Normalization & Multimodals
We can assume that all terms in multimodals should get auto normalized before they get scaled and pointwise-added. Maybe there could be an optional third parameter to not auto normalize.
This is to make sure users can write,
| mm(normal(5,2), normal(5,2) .* normal(10,3), [.5,.5]) |
|---|
And have the first part get 50% of the mass, and the second get 50% of the mass. If both subparts were not normalized, then the section function would have significantly less.
This is equivalent to saying that the weights at the end represent the weights out of the total probability mass, instead of weights to pointwise multiply each term by.
Random sampling decisions, and summary statistics
Section titled “Random sampling decisions, and summary statistics”Note: this section is particularly messy right now.
- normal(5,2)
- normal(normal(10,3), 2)
- normal(mean(normal(10,3)), 2)
Normal distributions take in two floats. If one of the inputs is a summary statistic of a distribution (as in #3), then this would ideally be calculated as such. In this case, the mean of a normal distribution could be solved symbolically, so hopefully it would be found to be 10.
The case of #2 is less obvious. We assume here that it means that we should sample from the inside distribution, normal(10,3), and for each sample, we then sample from the outside distribution, normal(normal(10,3), 2).
Here’s another interesting case:
normal(4,2) + normal(std(normal(1,2) + uniform(1,3)),2)
Every time there’s a summary statistic of a distribution, we resolve that function before continuing with sampling.
To solve this, we first calculate std(normal(1,2) + uniform(1,3)), then use that for the other calculations.
- Use sampling for normal(1,2) + uniform(1,3).
- Convert those samples into a shape using kernel density estimation or similar.
- Take the standard deviation of that shape. (Here, assume it’s .5, for simplicity)
- Use sampling to calculate the function, normal(4,2) + normal(.5,2)
- Convert those samples into a shape.
There can also be summary statistics of arrays or sets of items. These don’t work the same way.
Take, mean(normal(5,2), uniform(3,2)).
Maybe in the future we could have a special syntax like {} for the portion that should be done using sampling in one go. Therefore, to make things simple,
normal(4,2) + normal(mean(normal(1,2) + uniform(1,3)),2)
Would be converted to:
{normal(4,2) + normal(mean({normal(1,2) + uniform(1,3)}),2)}
If brackets are only applied around the entire function, as in,
{normal(4,2) + normal(mean(normal(1,2) + uniform(1,3)),2)},
Then it will work differently; the mean will be applied to samples of the subdistributions.
The {} is kind of messy as it’s also used for hashes in js, and other parameters we might want to use. It’s not clear what notation would be preferable at this point.
Comments from Nuño Sempere
Section titled “Comments from Nuño Sempere”Restored with permission (Nuño’s comments, with Ozzie’s replies).

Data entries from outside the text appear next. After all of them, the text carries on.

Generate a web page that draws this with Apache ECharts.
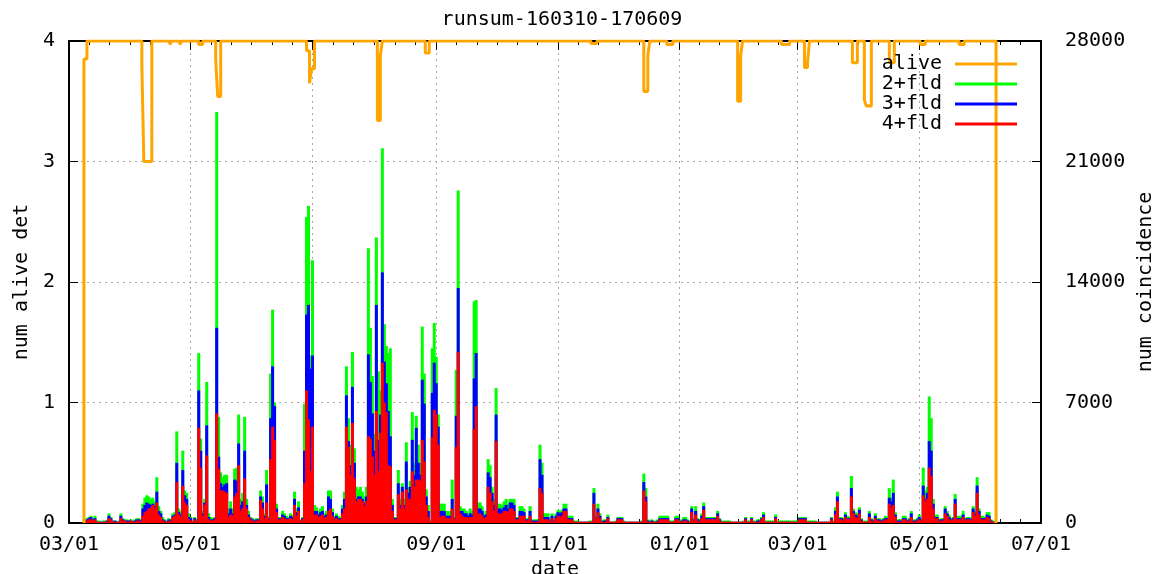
<!DOCTYPE html>
<html><head><meta charset="utf-8">
<script src="https://cdn.jsdelivr.net/npm/echarts@6/dist/echarts.min.js"></script>
<style>html,body{margin:0;padding:0;background:#fff}#c{width:1162px;height:574px}</style>
</head><body><div id="c"></div>
<script>
const chartTitle = 'runsum-160310-170609';
const xTickDates = ['2016-03-01 00:00','2016-05-01 00:00','2016-07-01 00:00','2016-09-01 00:00','2016-11-01 00:00',
  '2017-01-01 00:00','2017-03-01 00:00','2017-05-01 00:00','2017-07-01 00:00'];
const minorPerMajor = 6;
const firstRunDay = '2016-03-10 00:00'; // one value per day below, from this day
const legendNames = ['alive', '2+fld', '3+fld', '4+fld'];
const leftTicks = [0, 4, 1];        // min, max, step of num alive det
const rightTicks = [0, 28000, 7000]; // min, max, step of num coincidence

// num coincidence per day (2+fld, 3+fld, 4+fld)
const fld2 = [
280,350,420,280,420,140,140,70,140,140,140,560,350,140,140,70,140,560,280,210,
210,140,210,140,210,280,280,210,1120,1470,1610,1540,1400,1470,1260,2660,980,700,350,210,
140,280,210,560,630,5320,840,700,4200,1890,1750,560,350,140,350,210,9870,4900,700,1400,
8190,560,350,280,350,23870,6160,2940,2660,2800,2800,840,1260,840,3150,3220,6300,1400,1750,6160,
1400,700,350,280,210,280,280,1890,1540,560,3080,420,8680,12390,7000,1120,350,350,700,560,
420,350,560,490,1820,840,1260,210,350,6930,17780,18410,9730,15260,1050,910,700,840,980,560,
700,1890,1890,840,420,560,420,350,1050,1820,9100,6090,4550,9940,4340,2100,1960,2100,1820,1540,
2100,15960,11340,8540,5180,16590,8820,7700,21770,11550,10290,9870,10150,1400,350,350,3080,1400,2310,1400,
4690,2100,2450,6440,3500,6230,4550,3500,11410,8680,1960,1050,140,10150,11620,9660,6300,1120,1120,1120,
700,700,700,2520,350,8890,19320,980,840,840,700,560,840,700,12880,12950,1190,1190,980,560,
700,3710,3360,2100,1400,7840,1120,1120,1050,1260,1400,1120,1400,1400,1400,350,350,980,980,840,
280,280,980,210,210,210,210,4550,3500,560,560,560,210,560,210,560,770,700,770,1120,
1120,420,420,420,140,140,140,70,70,70,70,70,140,140,2030,420,1120,560,140,210,
210,490,70,70,70,140,350,350,350,140,70,70,70,70,70,70,70,70,140,2870,
2030,210,140,210,140,140,210,420,420,420,420,420,140,140,140,420,420,140,210,350,
350,210,140,980,280,980,280,210,560,1190,350,350,350,350,350,350,700,280,140,140,
140,140,140,70,70,70,70,70,70,140,350,140,140,350,140,140,210,210,350,630,
140,140,140,140,140,490,140,140,140,140,140,140,140,140,140,140,140,350,350,350,
350,140,140,140,140,140,70,70,70,70,70,70,70,350,140,910,1820,350,350,280,
630,420,350,2730,840,630,560,910,280,140,140,140,700,280,210,560,280,280,210,280,
420,350,2030,1470,2520,630,210,210,210,420,420,210,280,700,210,210,280,490,280,3220,
1890,2100,7350,6090,1400,490,490,210,280,280,980,700,490,280,350,1680,420,420,420,700,
280,350,350,280,980,700,2660,840,420,420,350,630,630,210,140,70
];
const fld3 = [
210,280,350,210,280,70,70,70,70,70,140,420,280,70,140,70,70,420,210,140,
140,140,140,70,140,210,210,140,840,1050,1190,1120,1050,1120,980,1820,700,560,210,140,
70,210,140,420,490,3500,630,490,3080,1610,1400,350,280,70,280,140,7700,4200,560,1190,
5670,350,210,210,280,11340,3850,2310,2100,2240,2310,560,840,560,2520,2450,4620,1050,1260,4200,
1050,490,280,210,140,210,210,1540,1190,420,2240,280,6090,9100,6790,840,280,280,490,420,
280,280,420,350,1400,630,910,140,280,4200,12110,12670,8960,9730,700,700,490,630,700,420,
490,1540,1400,630,280,420,280,280,840,1400,7420,4760,3360,7910,3500,1400,1540,1540,1400,1190,
1540,9800,8190,6370,4200,12670,4830,6300,14560,9380,8120,6510,5040,1050,280,280,2310,1050,2100,1050,
3570,1750,2100,4830,2800,5530,3500,2800,8330,6930,1540,700,70,7560,9310,8120,5600,700,700,700,
420,420,420,1400,280,6230,13650,700,700,560,560,420,560,490,8400,9870,840,840,700,420,
490,2940,2660,1750,1050,6300,840,840,770,910,1050,840,1190,1190,1050,280,280,700,700,630,
210,210,700,140,140,140,140,3710,2800,350,350,350,140,420,140,420,630,560,630,840,
840,280,280,280,70,70,70,70,70,70,70,70,70,70,1750,280,840,420,70,140,
140,350,70,70,70,70,280,280,280,70,70,70,70,70,70,70,70,70,70,2380,
1540,140,70,140,70,70,140,280,280,280,280,280,70,70,70,280,280,70,140,210,
210,140,70,840,210,700,210,140,420,980,280,280,280,280,280,280,560,210,70,70,
70,70,70,70,70,70,70,70,70,70,280,70,70,280,70,70,140,140,280,490,
70,70,70,70,70,350,70,70,70,70,70,70,70,70,70,70,70,280,280,280,
280,70,70,70,70,70,70,70,70,70,70,70,70,280,70,700,1540,280,280,210,
490,280,280,2030,700,490,420,770,210,70,70,70,560,210,140,420,210,210,140,210,
280,280,1470,1260,1750,490,140,140,140,280,280,140,210,560,140,140,210,350,210,2170,
1400,1750,4760,4200,1120,350,350,140,210,210,840,560,350,210,280,1400,280,280,280,490,
210,280,280,210,840,560,2170,700,280,280,280,490,420,140,70,70
];
const fld4 = [
140,210,210,140,210,70,70,0,70,70,70,280,210,70,70,70,70,280,140,140,
70,70,140,70,70,140,140,70,420,630,700,840,910,1050,840,1190,490,350,140,70,
70,140,70,350,420,2380,490,350,2170,1190,1050,210,140,70,210,70,5530,3220,420,1050,
3920,210,140,140,210,6370,3150,1890,1890,1820,1750,350,490,420,1540,1750,3360,700,840,2590,
840,350,210,140,70,140,140,1330,840,280,1190,210,3710,5600,4830,630,210,210,350,280,
210,210,280,210,1050,420,700,70,210,2310,7700,6020,3010,5600,490,490,350,420,490,280,
350,700,840,420,210,280,210,210,560,840,5600,4410,2800,5810,2590,1260,1400,1400,1260,980,
1260,5040,4900,3850,2800,6510,3010,5250,9310,7000,6440,3360,3290,700,210,210,1680,840,1820,840,
1960,1400,1400,3010,2100,2520,2520,2450,4830,3570,1050,350,70,4970,6580,6300,4550,350,420,420,
280,280,280,840,210,4410,9940,560,420,350,350,280,350,350,5460,6790,560,560,420,280,
350,2100,1750,1260,700,4760,560,560,560,700,700,630,840,840,700,210,210,420,420,420,
140,140,420,70,70,70,70,2030,1750,210,210,210,70,280,70,280,420,350,420,700,
700,210,210,210,70,70,70,70,70,70,70,70,70,70,1120,210,630,280,70,70,
70,280,70,70,70,70,210,210,210,70,70,70,70,70,70,70,70,70,70,1890,
1260,70,70,70,70,70,70,210,210,210,210,210,70,70,70,210,210,70,70,140,
140,70,70,630,140,490,140,70,280,770,210,210,210,210,210,210,420,140,70,70,
70,70,70,70,70,70,70,70,70,70,210,70,70,210,70,70,70,70,210,350,
70,70,70,70,70,280,70,70,70,70,70,70,70,70,70,70,70,210,210,210,
210,70,70,70,70,70,70,70,70,70,70,70,70,210,70,490,1260,210,210,140,
350,210,210,1540,560,350,280,560,140,70,70,70,350,140,70,280,140,140,70,140,
210,210,1120,910,1050,350,70,70,70,210,210,70,140,350,70,70,140,210,140,1610,
1260,1400,3220,2730,840,280,280,70,140,140,560,420,210,140,210,1120,210,210,210,350,
140,210,210,140,630,420,1750,490,210,210,210,350,280,70,70,70
];

// num alive det: value holds from each time until the next one
const aliveTimes = [
'2016-03-08 12:00','2016-03-08 12:00','2016-03-10 00:00','2016-04-06 12:00','2016-04-07 12:00',
'2016-04-11 12:00','2016-04-20 12:00','2016-04-21 12:00','2016-04-25 12:00','2016-04-26 12:00',
'2016-05-05 00:00','2016-05-07 00:00','2016-05-13 12:00','2016-05-14 12:00','2016-05-16 00:00',
'2016-06-28 00:00','2016-06-29 12:00','2016-06-30 12:00','2016-07-02 00:00','2016-08-02 12:00',
'2016-08-04 00:00','2016-08-05 00:00','2016-08-26 12:00','2016-08-28 12:00','2016-11-17 12:00',
'2016-11-20 12:00','2016-12-14 00:00','2016-12-16 00:00','2016-12-17 00:00','2016-12-25 12:00',
'2016-12-28 12:00','2017-01-30 00:00','2017-01-31 12:00','2017-02-01 12:00','2017-02-21 00:00',
'2017-02-25 00:00','2017-03-04 12:00','2017-03-06 00:00','2017-03-07 00:00','2017-03-28 12:00',
'2017-03-31 00:00','2017-04-03 12:00','2017-04-04 12:00','2017-04-07 00:00','2017-04-16 00:00',
'2017-04-18 12:00','2017-05-01 12:00','2017-05-04 00:00','2017-05-21 00:00','2017-05-23 12:00',
'2017-06-08 12:00'
];
const aliveValues = [
0,3.85,4,3.8,3.0,
4,3.97,4,3.97,4,
3.97,4,3.85,3.54,4,
3.92,3.65,3.77,4,3.34,
3.88,4,3.9,4,3.98,
4,3.58,3.88,4,3.97,
4,3.5,3.88,4,3.97,
4,3.78,3.82,4,3.82,
4,3.51,3.46,4,3.82,
4,3.97,4,3.97,4,
0
];

const FONT = 'DejaVu Sans Mono';
const FS = 20;
const DAY = 86400000;
// parse 'YYYY-MM-DD HH:mm' as local time
function ts(s) {
  const m = s.match(/(\d+)-(\d+)-(\d+) (\d+):(\d+)/);
  return new Date(+m[1], +m[2] - 1, +m[3], +m[4], +m[5]).getTime();
}
const runStart = new Date(ts(firstRunDay));
function dayTs(i) { return new Date(runStart.getFullYear(), runStart.getMonth(), runStart.getDate() + i).getTime(); }
function pad(n) { return (n < 10 ? '0' : '') + n; }
function fmt(v) { const d = new Date(v + DAY / 2); return pad(d.getMonth() + 1) + '/' + pad(d.getDate()); }
const xTicks = xTickDates.map(ts);
const xMinorTicks = [];
for (let k = 0; k + 1 < xTicks.length; k++) {
  for (let j = 1; j < minorPerMajor; j++) xMinorTicks.push(xTicks[k] + (xTicks[k + 1] - xTicks[k]) * j / minorPerMajor);
}
const X0 = xTicks[0], X1 = xTicks[xTicks.length - 1];
const txt = { fontFamily: FONT, fontSize: FS, color: '#000' };
const gridStyle = { color: '#a8a8a8', type: [2, 4], width: 1 };

const chart = echarts.init(document.getElementById('c'), null, { renderer: 'canvas' });
// impulse-like bars drawn through the axes' own coordinate system
const barSeries = (name, arr, color) => ({
  name, type: 'custom', xAxisIndex: 0, yAxisIndex: 1,
  data: arr.map((v, i) => [dayTs(i), v]),
  encode: { x: 0, y: 1 },
  itemStyle: { color },
  renderItem: (params, api) => {
    const t = api.value(0);
    const top = api.coord([t, api.value(1)]);
    const base = api.coord([t, 0]);
    return { type: 'rect', shape: { x: top[0] - 1.5, y: top[1], width: 3, height: base[1] - top[1] },
      style: { fill: color } };
  }
});
const xBase = (position, ticks, len, showLine) => ({
  type: 'value', position, min: X0, max: X1,
  axisLine: { show: showLine, onZero: false, lineStyle: { color: '#000', width: 2 } },
  axisTick: { show: true, inside: true, length: len, customValues: ticks, lineStyle: { color: '#000' } },
  axisLabel: { show: false }, splitLine: { show: false }
});
chart.setOption({
  animation: false,
  backgroundColor: '#ffffff',
  title: { text: chartTitle, left: 557, top: 5, textAlign: 'center',
    textStyle: { fontFamily: FONT, fontSize: FS, fontWeight: 'normal', color: '#000' } },
  legend: {
    data: legendNames.map(n => ({ name: n, icon: 'rect' })),
    orient: 'vertical', align: 'right', right: 140, top: 49,
    itemWidth: 62, itemHeight: 3, itemGap: 0, selectedMode: false,
    textStyle: Object.assign({ lineHeight: 20, padding: [0, 8, 0, 0] }, txt)
  },
  grid: { left: 69, right: 121, top: 41, bottom: 51, containLabel: false, outerBoundsMode: 'none' },
  xAxis: [
    Object.assign(xBase('bottom', xTicks, 9, true), {
      name: 'date', nameLocation: 'middle', nameGap: 32, nameTextStyle: txt,
      axisLabel: Object.assign({ show: true, formatter: fmt, margin: 12, customValues: xTicks, hideOverlap: false }, txt),
      splitLine: { show: true, lineStyle: gridStyle }
    }),
    xBase('top', xTicks, 9, true),
    xBase('bottom', xMinorTicks, 4, false),
    xBase('top', xMinorTicks, 4, false)
  ],
  yAxis: [{
    type: 'value', min: leftTicks[0], max: leftTicks[1], interval: leftTicks[2], position: 'left',
    name: 'num alive det', nameLocation: 'middle', nameGap: 36, nameRotate: 90, nameTextStyle: txt,
    axisLine: { show: true, lineStyle: { color: '#000', width: 2 } },
    axisTick: { show: true, inside: true, length: 9, lineStyle: { color: '#000' } },
    axisLabel: Object.assign({ margin: 14, formatter: v => String(v) }, txt),
    splitLine: { show: true, lineStyle: gridStyle }
  }, {
    type: 'value', min: rightTicks[0], max: rightTicks[1], interval: rightTicks[2], position: 'right',
    name: 'num coincidence', nameLocation: 'middle', nameGap: 82, nameRotate: 90, nameTextStyle: txt,
    axisLine: { show: true, lineStyle: { color: '#000', width: 2 } },
    axisTick: { show: true, inside: true, length: 9, lineStyle: { color: '#000' } },
    axisLabel: Object.assign({ margin: 24, formatter: v => String(v) }, txt),
    splitLine: { show: false }
  }],
  series: [
    { name: 'alive', type: 'line', step: 'end', xAxisIndex: 0, yAxisIndex: 0,
      data: aliveTimes.map((t, i) => [ts(t), aliveValues[i]]),
      showSymbol: false, symbol: 'none', lineStyle: { color: '#ffa500', width: 3 },
      itemStyle: { color: '#ffa500' }, z: 3 },
    barSeries('2+fld', fld2, '#00ff00'),
    barSeries('3+fld', fld3, '#0000ff'),
    barSeries('4+fld', fld4, '#ff0000')
  ]
});
</script>
</body></html>
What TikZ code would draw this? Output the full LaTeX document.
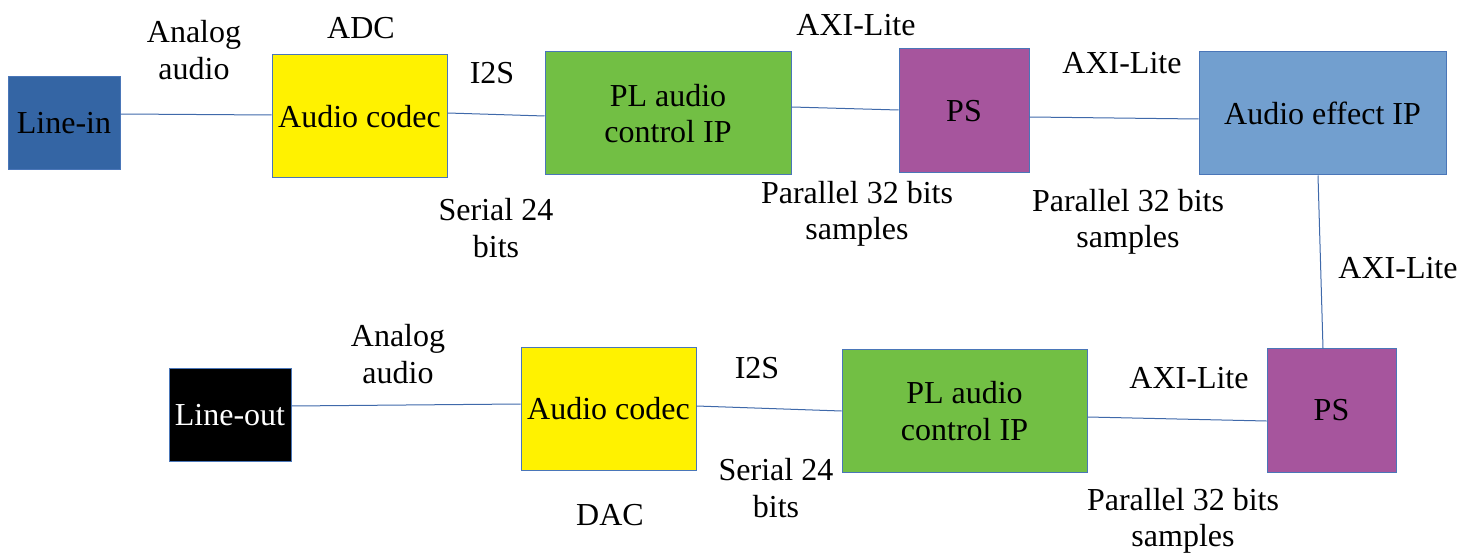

On “These operations treat the two distributions as uncorrelated, and do the operations similar to how they would be done in Guesstimate (the functions act on the…”:
Nuño Sempere: I understand what this means, but it could be explained better.
[a comment by another collaborator omitted]
Ozzie Gooen: Good point
On “.log(normal(5,1),normal(10,2))”:
Nuño Sempere: ?
Ozzie Gooen: .log is the “dot” equivalent for log, with a particular base. The base would be the value of the second distribution.
On “;”:
Nuño Sempere: do you really want to add ; to the end of each line except the last?
Ozzie Gooen: I’d be fine making this optional. It can be nice to allow people to have multiple statements on the same line.
On “not even proper distributions”:
Nuño Sempere: What would be outputted here? In reasonML this would be a Some(x)/None variable.
Nuño Sempere: Also, in that case, maybe give a function to normalize the result of an operation.
Ozzie Gooen: I imagine that it would basically return one of a few types: [ |
NormalizedDistribution(d) |Distribution(d) |Function(f) |Float | `Error(r)| ] Figuring this out is also important, of course.